Mythos Vergangenheitsbewältigung
Rolf Peter Sieferle
Ausschnitte von
Finis Germania (Verlag Antaios 2017, S.
79-86) ausgewählt von Andy Ross
Bei dem heute so populären Auschwitz-Komplex handelt es sich offenbar um den
Versuch, innerhalb einer vollständig relativistischen Welt ein negatives
Absolutum zu installieren, von dem neue Gewissheiten ausgehen können.
Auschwitz bildet insofern einen Mythos, als es sich um eine Wahrheit
handelt, die der Diskussion entzogen werden soll. Dieser Mythos hat
allerdings einen wesentlich negativen Charakter, da dasjenige als
Singularität fixiert werden soll, was nicht sein soll. Daher trägt die sich
auf diesen Komplex stützende politische Bewegung auch einen negativen Namen:
Antifaschismus.
Auschwitz oder die Nazis stehen innerhalb dieser
ideologischen Figur für die totale Negation des Menschen, die einst
historisch real geworden ist. Mit Hitler und seine Komparsen sind der
säkularisierte Teufel und das Personal der Hölle leibhaftig auf der Erde
erschienen. Dieser Teufel hat eine singuläre Tat vollbracht, die
Massenvernichtung der Juden, welcher die folgende Bedeutung zugeschrieben
wird: Es handelte sich um nicht geringeres als die praktische Negation des
humanitären Universalismus.
Die Festschreibung des Auschwitz-Mythos
kann daher als Versuch verstanden werden, einer skeptischen Welt
Gewissheiten zurückzugeben.
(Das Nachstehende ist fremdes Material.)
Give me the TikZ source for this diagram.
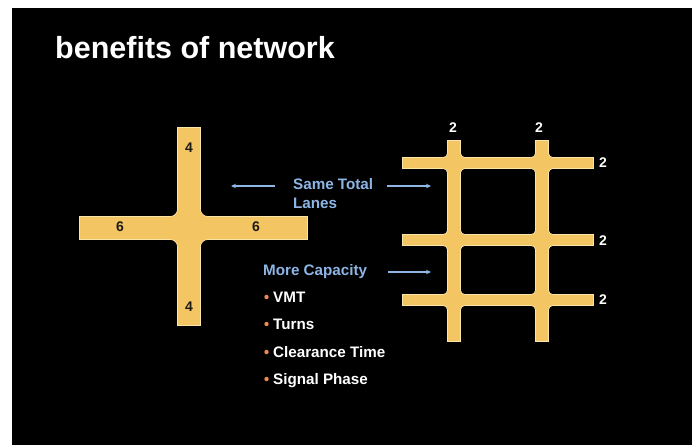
\documentclass[tikz,border=0pt]{standalone}
\usepackage{fontspec}
\setmainfont{Liberation Sans}
\usetikzlibrary{arrows.meta}
\definecolor{road}{HTML}{F3C563}
\definecolor{roadedge}{HTML}{FBE4A8}
\definecolor{lblue}{HTML}{8DB6E6}
\definecolor{borange}{HTML}{EE8A52}
\definecolor{numdark}{HTML}{1E1A14}
% fillet arc (outline pass) and fillet area (fill pass): corner x, y, dir x, dir y, radius
\newcommand\filletarc[5]{\draw[roadedge,line width=1.5pt,shift={(#1,#2)},xscale=#3,yscale=#4] (0,#5) .. controls (0,0.448*#5) and (0.448*#5,0) .. (#5,0);}
\newcommand\filletarea[5]{\fill[road,shift={(#1,#2)},xscale=#3,yscale=#4] (#5,0) -- (0,0) -- (0,#5) .. controls (0,0.448*#5) and (0.448*#5,0) .. (#5,0) -- cycle;}
\begin{document}
\begin{tikzpicture}[x=1pt,y=-1pt,
  edgepass/.style={draw=roadedge,line width=1.5pt},
  fillpass/.style={fill=road},
  lbl/.style={text=lblue,font=\fontsize{15.2}{18}\selectfont\bfseries,inner sep=0pt},
  item/.style={text=white,font=\fontsize{15.2}{18}\selectfont\bfseries,inner sep=0pt,anchor=base west},
  lane/.style={text=numdark,font=\fontsize{14}{16}\selectfont\bfseries,inner sep=0pt},
  lanew/.style={text=white,font=\fontsize{14}{16}\selectfont\bfseries,inner sep=0pt},
  arr/.style={draw=lblue,line width=1.1pt,-{Stealth[length=5pt,width=4.5pt]}}]
\useasboundingbox (0,0) rectangle (692,445);
\fill[white] (0,0) rectangle (692,445);
\fill[black] (12,8) rectangle (692,445);

% title
\node[anchor=base west,text=white,inner sep=0pt,font=\fontsize{30.5}{36}\selectfont\bfseries] (title) at (55,58) {benefits of network};

% ---- single intersection (cross) ----
\path[edgepass] (178,128) rectangle (200,325);
\path[edgepass] (80,217) rectangle (307,239);
\filletarc{178}{217}{-1}{-1}{8}
\filletarc{200}{217}{1}{-1}{8}
\filletarc{178}{239}{-1}{1}{8}
\filletarc{200}{239}{1}{1}{8}
\path[fillpass] (178,128) rectangle (200,325);
\path[fillpass] (80,217) rectangle (307,239);
\filletarea{178}{217}{-1}{-1}{8}
\filletarea{200}{217}{1}{-1}{8}
\filletarea{178}{239}{-1}{1}{8}
\filletarea{200}{239}{1}{1}{8}
\node[lane] (n4a) at (189,148) {4};
\node[lane] (n4b) at (189,307) {4};
\node[lane] (n6a) at (120,227) {6};
\node[lane] (n6b) at (256,227) {6};

% ---- network grid ----
\foreach \xl in {448,536} {\path[edgepass] (\xl,141) rectangle ({\xl+12},341);}
\foreach \yt in {158,235,295} {\path[edgepass] (403,\yt) rectangle (593,{\yt+10});}
\foreach \xl in {448,536} {
  \foreach \yt in {158,235,295} {
    \pgfmathsetmacro\xr{\xl+12}
    \pgfmathsetmacro\yb{\yt+10}
    \filletarc{\xl}{\yt}{-1}{-1}{5}
    \filletarc{\xr}{\yt}{1}{-1}{5}
    \filletarc{\xl}{\yb}{-1}{1}{5}
    \filletarc{\xr}{\yb}{1}{1}{5}
  }
}
\foreach \xl in {448,536} {\path[fillpass] (\xl,141) rectangle ({\xl+12},341);}
\foreach \yt in {158,235,295} {\path[fillpass] (403,\yt) rectangle (593,{\yt+10});}
\foreach \xl in {448,536} {
  \foreach \yt in {158,235,295} {
    \pgfmathsetmacro\xr{\xl+12}
    \pgfmathsetmacro\yb{\yt+10}
    \filletarea{\xl}{\yt}{-1}{-1}{5}
    \filletarea{\xr}{\yt}{1}{-1}{5}
    \filletarea{\xl}{\yb}{-1}{1}{5}
    \filletarea{\xr}{\yb}{1}{1}{5}
  }
}
\node[lanew] (t2a) at (453,127.5) {2};
\node[lanew] (t2b) at (539,127.5) {2};
\node[lanew] (r2a) at (603,162.5) {2};
\node[lanew] (r2b) at (603,240.5) {2};
\node[lanew] (r2c) at (603,299.5) {2};

% ---- labels and arrows ----
\node[lbl,anchor=base west] (same) at (293,189) {Same Total};
\node[lbl,anchor=base west] (lanes) at (293,208) {Lanes};
\node[lbl,anchor=base west] (more) at (263,275) {More Capacity};
\coordinate (a1s) at (275,186);
\coordinate (a1e) at (231,186);
\coordinate (a2s) at (387,186);
\coordinate (a2e) at (431,186);
\coordinate (a3s) at (388,272);
\coordinate (a3e) at (431,272);
\draw[arr] (a1s) -- (a1e);
\draw[arr] (a2s) -- (a2e);
\draw[arr] (a3s) -- (a3e);

\foreach \yy/\tx/\nm in {302/VMT/b1,329/Turns/b2,357/Clearance Time/b3,384/Signal Phase/b4} {
  \fill[borange] (266.5,\yy-5) circle (2.2);
  \node[item] (\nm) at (273,\yy) {\tx};
}
\end{tikzpicture}
\end{document}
Allerdings sind diese letzten Gewissheiten nun
selbst bloß historischer, d.h. faktischer, nicht etwa rationaler oder
spiritueller Natur. Sie liegen in dem begründet, das die Gerichte als
offenkundige Tatsachen bezeichnen, als Wahrheiten also, die nicht mehr des
Beweises bedürfen. Es ist dies eine sensationelle Wende der europäischen
Geistesgeschichte: Dreihundert Jahre Erkenntniskritik werden von einer
historischen Offenbarung dementiert!
Das Projekt einer homogenen
Menschheit wird so lange nicht verwirklicht werden, wie es nicht gelingt,
die beiden hartnäckigsten Restposten völkischer Besonderheit ebenfalls zu
assimilieren und damit zu eliminieren. Dieser Assimilation der Deutschen und
Juden, ihrer Auflösung in bloße menschliche Individuen, steht jedoch die
historische Struktur des Auschwitz-Mythos entgegen, dessen Kern ja gerade in
der Rebellion des Besonderen gegen das Allgemeine liegt.
AR Irgendwie hat er recht: eine neue Offenbarung
liegt hier vorhanden. Die genannte völkische Polarisierung könnte als Drehachse
für die moralische Gleichschaltung der Menschheit dienen. Die Kreuzigung des
Christentums werde dabei durch Völkermord ersetzt.